A schema of the Cypress architecture

Back to you Tobias, how did you migrate from TestCafe to Cypress at Userlane?

The process of migration was smooth. We booked a day for an internal workshop with three people from our team. So, it took us only one day to get everything setup and CI configured. We also managed to migrate few test cases and had them run using Cypress. After one week, we had all our 70 test cases migrated to Cypress.

One thing to mention, thanks to Cypress and its amazing parallelization feature, we managed to reduce our CI pipeline from 60 minutes to only 2 minutes and 30, using 12 machines.

We all know that E2E testing can be complicated. What challenges did you encounter when writing E2E tests?
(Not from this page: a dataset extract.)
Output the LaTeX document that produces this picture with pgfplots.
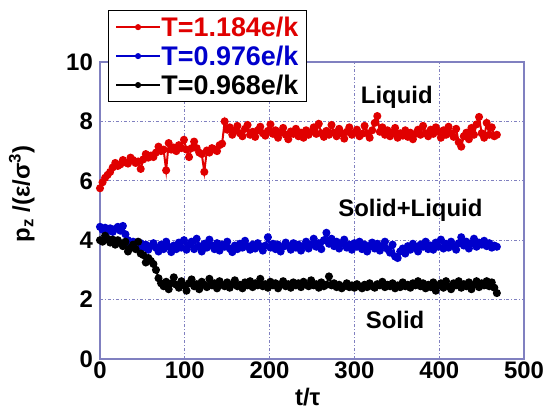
\documentclass[border=0pt]{standalone}
\usepackage{pgfplots}
\pgfplotsset{compat=1.18}
\usepackage{fontspec}
\setmainfont{Liberation Sans}
\definecolor{axc}{RGB}{128,128,192}
\definecolor{myred}{RGB}{224,0,0}
\definecolor{myblue}{RGB}{0,0,204}
\newcommand{\bigf}{\fontsize{24}{28}\selectfont\bfseries}
\newcommand{\legf}{\fontsize{27}{31}\selectfont\bfseries}

\pgfplotstableread{
x y
0 5.75
3 5.95
6 6.10
9 6.20
12 6.30
15 6.45
18 6.60
21 6.50
24 6.55
27 6.70
30 6.62
33 6.58
36 6.78
39 6.70
42 6.60
45 6.65
48 6.40
51 6.72
54 6.90
57 6.78
60 6.85
63 6.80
66 6.95
69 7.15
72 7.00
75 7.05
78 6.35
81 7.27
84 7.05
87 7.12
90 7.00
93 7.20
96 7.10
99 7.38
102 7.05
105 6.80
108 7.10
111 7.32
114 7.10
117 6.95
120 6.90
123 6.30
126 7.02
129 6.95
132 7.10
135 7.05
138 7.00
141 7.20
144 7.25
147 8.00
150 7.72
153 7.80
156 7.55
159 7.70
162 7.85
165 7.60
168 7.50
171 7.75
174 7.88
177 7.55
180 7.65
183 7.48
186 7.70
189 7.82
192 7.60
195 7.52
198 7.68
201 7.90
204 7.58
207 7.70
210 7.45
213 7.62
216 7.78
219 7.55
222 7.40
225 7.66
228 7.58
231 7.75
234 7.50
237 7.62
240 7.45
243 7.70
246 7.55
249 7.65
252 7.80
255 7.58
258 7.92
261 7.60
264 7.48
267 7.68
270 7.55
273 7.88
276 7.62
279 7.50
282 7.75
285 7.60
288 7.42
291 7.65
294 7.80
297 7.55
300 7.62
303 7.72
306 7.50
309 7.58
312 7.85
315 7.60
318 7.45
321 7.70
324 7.95
327 8.18
330 7.65
333 7.80
336 7.55
339 7.70
342 7.50
345 7.62
348 7.78
351 7.45
354 7.60
357 7.52
360 7.70
363 7.48
366 7.62
369 7.40
372 7.58
375 7.72
378 7.55
381 7.85
384 7.60
387 7.50
390 7.72
393 7.58
396 7.80
399 7.65
402 7.45
405 7.70
408 7.55
411 7.82
414 7.60
417 7.48
420 7.75
423 7.30
426 7.15
429 7.50
432 7.62
435 7.40
438 7.78
441 7.55
444 7.90
447 8.15
450 7.60
453 7.45
456 7.95
459 7.55
462 7.80
465 7.50
468 7.55
}\redtab

\pgfplotstableread{
x y
0 4.45
3 4.35
6 4.42
9 4.30
12 4.40
15 4.28
18 4.38
21 4.45
24 4.32
27 4.48
30 4.20
33 4.00
36 3.85
39 3.95
42 3.80
45 3.72
48 3.90
51 3.75
54 3.85
57 3.68
60 3.80
63 3.90
66 3.75
69 3.62
72 3.85
75 3.70
78 3.95
81 3.78
84 3.60
87 3.82
90 3.70
93 3.92
96 3.75
99 4.00
102 3.68
105 3.85
108 3.95
111 3.70
114 4.05
117 3.80
120 3.62
123 3.88
126 3.75
129 4.02
132 3.82
135 3.70
138 3.90
141 3.65
144 3.85
147 3.78
150 3.95
153 3.72
156 3.60
159 3.82
162 3.70
165 3.88
168 3.75
171 3.98
174 3.80
177 3.68
180 3.85
183 3.72
186 3.90
189 3.78
192 3.65
195 3.82
198 4.10
201 3.75
204 3.88
207 3.70
210 3.85
213 3.62
216 3.78
219 3.92
222 3.80
225 3.68
228 3.90
231 3.75
234 3.85
237 3.65
240 3.80
243 3.95
246 3.72
249 3.85
252 4.05
255 3.78
258 3.90
261 3.70
264 4.00
267 4.25
270 3.88
273 4.05
276 3.80
279 3.95
282 3.72
285 3.88
288 4.02
291 3.75
294 3.85
297 3.68
300 3.90
303 3.78
306 3.95
309 3.70
312 3.85
315 3.62
318 3.80
321 3.92
324 3.72
327 3.88
330 3.65
333 3.80
336 3.95
339 3.70
342 3.58
345 3.85
348 3.45
351 3.40
354 3.62
357 3.72
360 3.55
363 3.80
366 3.68
369 3.88
372 3.75
375 3.62
378 3.85
381 3.78
384 3.95
387 3.70
390 3.82
393 3.68
396 3.92
399 3.78
402 4.02
405 3.72
408 3.88
411 3.75
414 3.95
417 3.80
420 3.68
423 3.90
426 4.10
429 3.82
432 3.95
435 3.72
438 3.88
441 4.05
444 3.78
447 3.92
450 3.85
453 3.98
456 3.80
459 3.90
462 3.75
465 3.82
468 3.78
}\bluetab

\pgfplotstableread{
x y
0 4.00
3 3.95
6 4.15
9 4.05
12 3.92
15 4.02
18 3.85
21 4.00
24 3.90
27 3.80
30 3.95
33 3.62
36 3.75
39 3.85
42 3.70
45 3.95
48 3.55
51 3.50
54 3.25
57 3.40
60 3.30
63 3.20
66 3.00
69 2.72
72 2.55
75 2.45
78 2.60
81 2.35
84 2.55
87 2.75
90 2.50
93 2.40
96 2.62
99 2.48
102 2.30
105 2.55
108 2.68
111 2.45
114 2.52
117 2.35
120 2.60
123 2.50
126 2.42
129 2.70
132 2.48
135 2.55
138 2.38
141 2.62
144 2.50
147 2.45
150 2.58
153 2.40
156 2.52
159 2.65
162 2.45
165 2.50
168 2.38
171 2.58
174 2.48
177 2.62
180 2.42
183 2.55
186 2.48
189 2.70
192 2.45
195 2.52
198 2.40
201 2.60
204 2.48
207 2.55
210 2.38
213 2.50
216 2.62
219 2.45
222 2.52
225 2.40
228 2.58
231 2.48
234 2.55
237 2.42
240 2.60
243 2.50
246 2.45
249 2.65
252 2.48
255 2.52
258 2.40
261 2.58
264 2.45
267 2.50
270 2.78
273 2.48
276 2.55
279 2.42
282 2.50
285 2.38
288 2.45
291 2.55
294 2.42
297 2.48
300 2.40
303 2.52
306 2.45
309 2.38
312 2.50
315 2.42
318 2.55
321 2.45
324 2.40
327 2.52
330 2.48
333 2.60
336 2.42
339 2.50
342 2.45
345 2.55
348 2.38
351 2.48
354 2.42
357 2.58
360 2.45
363 2.50
366 2.40
369 2.55
372 2.48
375 2.62
378 2.45
381 2.55
384 2.38
387 2.50
390 2.42
393 2.58
396 2.30
399 2.48
402 2.55
405 2.40
408 2.62
411 2.45
414 2.35
417 2.55
420 2.48
423 2.62
426 2.40
429 2.52
432 2.45
435 2.58
438 2.35
441 2.50
444 2.62
447 2.42
450 2.55
453 2.48
456 2.62
459 2.45
462 2.58
465 2.40
468 2.22
}\blacktab

\begin{document}
\begin{tikzpicture}
\begin{axis}[
  scale only axis,
  width=424bp, height=297bp,
  xmin=0, xmax=500, ymin=0, ymax=10,
  xtick={0,100,...,500}, ytick={0,2,...,10},
  major tick length=0pt,
  axis line style={draw=axc, line width=1.2pt},
  grid=major,
  major grid style={draw=axc, line width=0.7pt, dash pattern=on 3pt off 2pt on 1pt off 2pt},
  /pgf/number format/assume math mode=true,
  tick label style={font=\bigf},
  xticklabel style={inner sep=1pt, yshift=-2pt},
  yticklabel style={inner sep=1pt, xshift=-6pt},
  xlabel={t/τ},
  ylabel={p\textsubscript{z} /(ε/σ\textsuperscript{3})},
  label style={font=\bigf},
  xlabel style={at={(axis description cs:0.49,-0.085)}, anchor=north},
  ylabel style={at={(axis description cs:-0.146,0.556)}, anchor=south},
  clip=false,
  legend cell align=left,
  legend style={at={(axis description cs:0.019,1.175)}, anchor=north west,
    font=\legf, draw=black, line width=1.3pt, inner xsep=7pt, inner ysep=5pt, row sep=6pt, fill=white,
    nodes={inner sep=1pt}},
  legend image code/.code={
    \draw[line width=1.6pt] (0cm,0cm) -- (0.6in,0cm);
    \fill (0.3in,0cm) circle (2pt);
  },
  every axis plot/.append style={line width=2pt, mark=*, mark size=3pt, mark options={solid}},
]
\addplot[color=myred] table[x=x,y=y] {\redtab};
\addlegendentry{\textcolor{myred}{T=1.184e/k}}
\addplot[color=myblue] table[x=x,y=y] {\bluetab};
\addlegendentry{\textcolor{myblue}{T=0.976e/k}}
\addplot[color=black] table[x=x,y=y] {\blacktab};
\addlegendentry{\textcolor{black}{T=0.968e/k}}
\node[font=\bigf] at (axis cs:350,8.82) {Liquid};
\node[font=\bigf] at (axis cs:366,5.0) {Solid+Liquid};
\node[font=\bigf] at (axis cs:348,1.3) {Solid};
\end{axis}
\path (current axis.south west) ++(-100bp,-53bp) coordinate (BBA);
\path (current axis.north east) ++(23bp,62bp) coordinate (BBB);
\pgfresetboundingbox
\path[use as bounding box] (BBA) rectangle (BBB);
\end{tikzpicture}
\end{document}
The main issue we were facing was with flaky tests. This is an issue we see more than other companies because our tool runs on top of other Web pages. We need to make sure that our tool and all its dependencies are loaded before triggering anything. This caused us a lot of headaches.

In the beginning, we had almost 50% of the tests that were failing, just because they were flaky. To fix that, we had to learn how to effectively write good tests, especially when parallelizing tests. When two tests are running at the same time, and they are accessing the same resources, we had a lot of inconsistencies. We ended up cloning our staging environment and creating a dedicated testing environment. In this test environment, every single test case creates its microenvironment: we call it a “Property”. Each test can create its own Property and act on it, by creating, generating, or modifying test data, without interfering with anything else.

We use Kubernetes to manage and run the test environments. We generate a dedicated testing environment and create new entities, and every entity is independent of everything else. An entity is a collection of users, Properties…etc.

What kind of benefits you get from using this architecture and from using Cypress?

We got a lot of benefits. First, it made our tests reproducible. Secondly, if something goes wrong, it’s very easy to debug by inspecting the respective entity.

In Cypress 5.0, we took advantage of the native retry feature. This was a game changer for our team because it allowed us to deal with flaky tests. It may sound like a trivial thing, but it was amazing for us because we were able to get rid of most of flaky tests.

We are using Cypress dashboard and it’s great to see the curve of failing tests go down each week!

Tobias recently shared Userlane use of Cypress in a webcast. You can watch it on the Cypress Blog.

Thank you, Tobias, for sharing this experience. Gleb, one last question. Do you have some additional learnings to share from your Cypress experience?

I joined Cypress 3 years ago, after being impressed as a user of the software. In that time, I’ve learned several lessons from this experience:

Focus on empathy. Being able to wear the hat of your users helps you design features, prioritize needs, and understand what “quality” really means. Empathy means talking to, understanding your customers, and translating what you’ve learned into code.
Good tools, and especially good open-source tools, live and die by documentation. We invested early in good documentation, and our engineers update docs as part of the development process – we don’t have a separate docs team by design.